Miguel Almonte – Almonte doesn’t have eye-popping numbers like some prospects have in the minors, but he would be a solid addition to the Reds rotation by mid-2016. He has three solid offerings, including a change that he can use as a punch-out pitch. He was ranked as the No.56 prospect in baseball by Baseball Prospectus prior to the 2015 season.
Scott Blewett – A 6’6″, 19-year-old right-hander, Blewett possesses electric stuff. He is only in the short season South Atlantic League, so he is a project, but he has the kind of fastball that would make him a nice additional piece in a possible deal including either of the two players above.

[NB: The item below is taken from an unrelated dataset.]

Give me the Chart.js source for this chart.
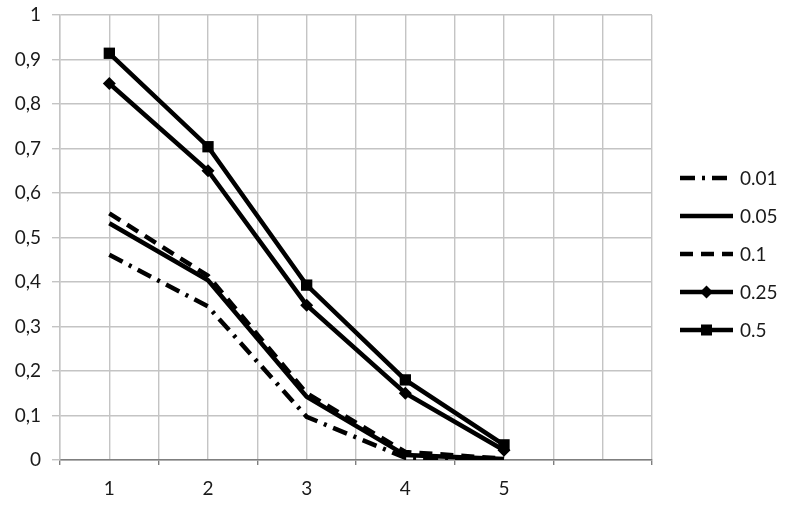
<!DOCTYPE html>
<html>
<head>
<meta charset="utf-8">
<script src="https://cdn.jsdelivr.net/npm/chart.js@4/dist/chart.umd.min.js"></script>
<style>
    html, body { margin: 0; padding: 0; background: #fff; }
    #wrap { width: 787px; height: 509px; }
</style>
</head>
<body>
<div id="wrap"><canvas id="chart" width="787" height="509"></canvas></div>
<script>
// valeurs
let xValues = [1, 2, 3, 4, 5];
let seriesNames = ['0.01', '0.05', '0.1', '0.25', '0.5'];
let s001 = [0.461, 0.345, 0.097, 0.005, 0.001];
let s005 = [0.532, 0.404, 0.142, 0.011, 0.002];
let s01 = [0.554, 0.414, 0.150, 0.018, 0.003];
let s025 = [0.846, 0.650, 0.348, 0.150, 0.022];
let s05 = [0.914, 0.704, 0.393, 0.180, 0.034];
let yTicks = [0, 0.1, 0.2, 0.3, 0.4, 0.5, 0.6, 0.7, 0.8, 0.9, 1];

let fontFamily = 'Lato, "Open Sans", sans-serif';

function toPoints(values) {
    return values.map((v, i) => ({x: xValues[i], y: v}));
}

function makeDataset(label, values, dash, pointStyle) {
    return {
        label: label,
        data: toPoints(values),
        borderColor: '#000',
        backgroundColor: '#000',
        borderWidth: 4.5,
        borderDash: dash,
        tension: 0,
        pointStyle: pointStyle || 'circle',
        pointRadius: pointStyle ? (pointStyle === 'rect' ? 8 : 6.5) : 0,
        pointBorderWidth: 0,
        pointHoverRadius: 0
    };
}

let datasets = [
    makeDataset(seriesNames[0], s001, [15, 7, 3, 7]),
    makeDataset(seriesNames[1], s005, []),
    makeDataset(seriesNames[2], s01, [13, 8]),
    makeDataset(seriesNames[3], s025, [], 'rectRot'),
    makeDataset(seriesNames[4], s05, [], 'rect')
];

// legende dessinee a la main (trait + marqueur)
let customLegend = {
    id: 'customLegend',
    afterDraw(chart) {
        let ctx = chart.ctx;
        let area = chart.chartArea;
        let x0 = area.right + 28;
        let x1 = x0 + 53;
        chart.data.datasets.forEach((ds, i) => {
            let y = 178 + i * 38;
            ctx.save();
            ctx.strokeStyle = ds.borderColor;
            ctx.lineWidth = ds.borderWidth;
            ctx.setLineDash(ds.borderDash);
            ctx.beginPath();
            ctx.moveTo(x0, y);
            ctx.lineTo(x1, y);
            ctx.stroke();
            ctx.setLineDash([]);
            let cx = (x0 + x1) / 2;
            ctx.fillStyle = '#000';
            if (ds.pointStyle === 'rect') {
                ctx.fillRect(cx - 5.5, y - 5.5, 11, 11);
            } else if (ds.pointStyle === 'rectRot') {
                let r = 6.5;
                ctx.beginPath();
                ctx.moveTo(cx, y - r);
                ctx.lineTo(cx + r, y);
                ctx.lineTo(cx, y + r);
                ctx.lineTo(cx - r, y);
                ctx.closePath();
                ctx.fill();
            }
            ctx.font = '19px ' + fontFamily;
            ctx.fillStyle = '#1a1a1a';
            ctx.textBaseline = 'middle';
            ctx.textAlign = 'left';
            ctx.fillText(ds.label, x1 + 7, y + 1);
            ctx.restore();
        });
    }
};

let config = {
    type: 'line',
    data: {datasets: datasets},
    options: {
        responsive: false,
        animation: false,
        events: [],
        layout: {padding: {top: 15, right: 135, left: 0, bottom: 0}},
        plugins: {
            legend: {display: false},
            tooltip: {enabled: false}
        },
        scales: {
            x: {
                type: 'linear',
                min: 0.5,
                max: 6.5,
                afterBuildTicks: (scale) => {
                    let t = [];
                    for (let v = 0.5; v <= 6.5001; v += 0.5) t.push({value: Math.round(v * 10) / 10});
                    scale.ticks = t;
                },
                afterFit: (scale) => { scale.height = 49; scale.paddingLeft = 0; scale.paddingRight = 0; },
                grid: {
                    color: '#c4c4c4',
                    lineWidth: 1.4,
                    tickLength: 5,
                    tickColor: (ctx) => (ctx.tick && Number.isInteger(ctx.tick.value)) ? 'rgba(0,0,0,0)' : '#7f7f7f'
                },
                border: {display: true, color: '#7f7f7f', width: 1.4},
                ticks: {
                    autoSkip: false,
                    maxRotation: 0,
                    padding: 12,
                    color: '#1a1a1a',
                    font: {family: fontFamily, size: 19},
                    callback: (v) => (Number.isInteger(v) && xValues.includes(v)) ? String(v) : ''
                }
            },
            y: {
                min: 0,
                max: 1,
                afterBuildTicks: (scale) => { scale.ticks = yTicks.map(v => ({value: v})); },
                afterFit: (scale) => { scale.width = 60; scale.paddingTop = 0; scale.paddingBottom = 0; },
                grid: {
                    color: '#c4c4c4',
                    lineWidth: 1.4,
                    tickLength: 8,
                    tickColor: '#c4c4c4'
                },
                border: {display: true, color: '#c4c4c4', width: 1.4},
                ticks: {
                    padding: 11,
                    color: '#1a1a1a',
                    font: {family: fontFamily, size: 19},
                    callback: (v) => String(Math.round(v * 10) / 10).replace('.', ',')
                }
            }
        }
    },
    plugins: [customLegend]
};

new Chart(document.getElementById('chart'), config);
</script>
</body>
</html>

Jorge Bonifacio – This 22-year-old outfielder hasn’t lived up to his potential to this point, but he has a dynamic arm for right field and plenty of power potential. He was rated as the No.90 prospect in baseball prior to the 2014 season, but saw his stock fall a bit due to some struggles in Double-A. Now repeating the level, Bonifacio has 18 doubles and 15 homers. Again, he isn’t a centerpiece in a Cueto deal, but he would be a solid piece.
Los Angeles Dodgers
Chris Anderson – The big (6’3″, 235 pounds) right-hander has the makings of an innings-eating, mid-rotation starter. He was a first round pick in 2013 out of Jacksonville University, and he would be someone who could help the Reds by the middle of the 2016 season, having already made 17 starts at Double-A. He has three potential above average pitches in his fastball, slider, and change.

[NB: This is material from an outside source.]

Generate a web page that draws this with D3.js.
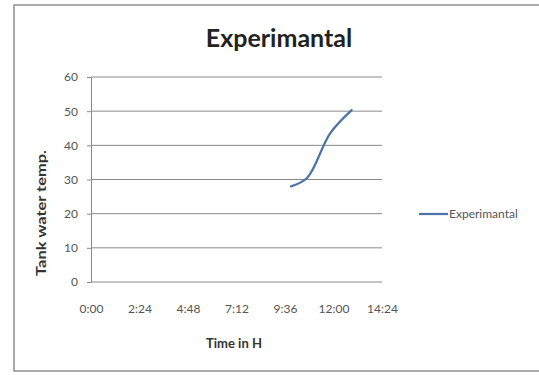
<!DOCTYPE html>
<html>
<head>
<meta charset="utf-8">
<script src="https://cdn.jsdelivr.net/npm/d3@7"></script>
<style>
  html, body { margin: 0; padding: 0; background: #fff; }
  svg { display: block; }
  text { font-family: Lato, "Open Sans", sans-serif; }
</style>
</head>
<body>
<div id="chart"></div>
<script>
// values
const times = ['9:54', '10:42', '11:50', '12:54'];
const temps = [28, 30.5, 43.5, 50.3];
const seriesName = 'Experimantal';
const xTicks = ['0:00', '2:24', '4:48', '7:12', '9:36', '12:00', '14:24'];
const yTicks = [0, 10, 20, 30, 40, 50, 60];

const width = 539;
const height = 375;
const plot = { left: 91, right: 382, top: 77, bottom: 282 };

// "h:mm" -> fraction of a day, like excel keeps it
const toDays = (s) => {
  const [h, m] = s.split(':').map(Number);
  return (h * 60 + m) / 1440;
};

const points = times.map((t, i) => ({ x: toDays(t), y: temps[i] }));

const svg = d3.select('#chart').append('svg')
  .attr('width', width)
  .attr('height', height);

// outer frame, right edge runs off the picture
svg.append('rect')
  .attr('x', 14).attr('y', 5)
  .attr('width', 560).attr('height', 366)
  .attr('fill', '#fff')
  .attr('stroke', '#8e8e8e')
  .attr('stroke-width', 1.5);

const x = d3.scaleLinear()
  .domain([0, toDays(xTicks[xTicks.length - 1])])
  .range([plot.left, plot.right]);

const y = d3.scaleLinear()
  .domain([0, d3.max(yTicks)])
  .range([plot.bottom, plot.top]);

// gridlines
svg.append('g')
  .selectAll('line')
  .data(yTicks)
  .join('line')
  .attr('x1', plot.left).attr('x2', plot.right)
  .attr('y1', (d) => y(d)).attr('y2', (d) => y(d))
  .attr('stroke', '#8a8a8a')
  .attr('stroke-width', 1);

// y axis
const yAxis = svg.append('g')
  .attr('transform', `translate(${plot.left},0)`)
  .call(d3.axisLeft(y).tickValues(yTicks).tickSize(4).tickPadding(9));
yAxis.select('.domain').attr('stroke', '#8a8a8a');
yAxis.selectAll('.tick line').attr('stroke', '#8a8a8a');
yAxis.selectAll('.tick text')
  .attr('fill', '#555')
  .style('font-size', '12px');

// x axis, labels only
const xAxis = svg.append('g')
  .attr('transform', `translate(0,${plot.bottom})`)
  .call(d3.axisBottom(x)
    .tickValues(xTicks.map(toDays))
    .tickFormat((d, i) => xTicks[i])
    .tickSize(0)
    .tickPadding(22));
xAxis.select('.domain').remove();
xAxis.selectAll('.tick text')
  .attr('fill', '#555')
  .style('font-size', '12px');

// series
const line = d3.line()
  .x((d) => x(d.x))
  .y((d) => y(d.y))
  .curve(d3.curveCatmullRom.alpha(0.5));

svg.append('path')
  .datum(points)
  .attr('d', line)
  .attr('fill', 'none')
  .attr('stroke', '#4d74a6')
  .attr('stroke-width', 2.25)
  .attr('stroke-linecap', 'round');

// title
svg.append('text')
  .attr('x', 279).attr('y', 47)
  .attr('text-anchor', 'middle')
  .attr('font-weight', 'bold')
  .attr('fill', '#222')
  .style('font-size', '25px')
  .text(seriesName);

// axis titles
svg.append('text')
  .attr('x', 234).attr('y', 348)
  .attr('text-anchor', 'middle')
  .attr('font-weight', 'bold')
  .attr('fill', '#333')
  .style('font-size', '13px')
  .text('Time in H');

// the picture is stretched vertically, so this one runs long
svg.append('text')
  .attr('transform', 'translate(46,213) rotate(-90)')
  .attr('text-anchor', 'middle')
  .attr('font-weight', 'bold')
  .attr('fill', '#333')
  .attr('textLength', 126)
  .attr('lengthAdjust', 'spacingAndGlyphs')
  .style('font-size', '13px')
  .text('Tank water temp.');

// legend
const legend = svg.append('g').attr('transform', 'translate(419,214)');
legend.append('line')
  .attr('x1', 0).attr('x2', 29)
  .attr('stroke', '#4d74a6')
  .attr('stroke-width', 2.25);
legend.append('text')
  .attr('x', 30).attr('y', 4)
  .attr('fill', '#555')
  .style('font-size', '12px')
  .text(seriesName);
</script>
</body>
</html>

Jose De Leon – The 22-year-old right-hander has catapulted himself into prospect watcher’s eyes by striking out 251 batters in just 171 innings since the start of the 2015 season. Ranked as the No.7 prospect in the Dodger system by Baseball Prospectus prior to the season, he will give Julio Urias a run for the money in a race to Los Angeles, and may have performed his way out of becoming a piece in a trade.
Toronto Blue Jays
Daniel Norris – The 22-year-old left-hander jumped four level, all the way to Toronto, by dominating at every stop last season. His reward was five starts to begin April with the Blue Jays before being sent down to work on his craft. He hasn’t dominated in Triple-A this season, but he has the stuff to be an asset in Cincinnati. He would be a tremendous addition, though his No.17 prospect ranking by MLB.com prior to the season could make him a long-shot.
Jairo Labourt – The 21-year-old lefty looked solid in the Futures Game. He has a fastball that can reach the mid-90’s and can miss bats (9.8 K:9 last season), but he needs to work on his command (5.2 BB:9 this season). He would make for an interesting project.
Anthony Alford – After giving up football, Alford has taken off this season. In 20 games since being promoted to High-A Dunedin, he has a .349/.406/.523 triple-slash with 10 extra-base hits and six stolen bases. As a center fielder with tremendous athleticism, he could take over the gig if Billy Hamilton continues to lack the on-base skills necessary to utilize his speed in the near future.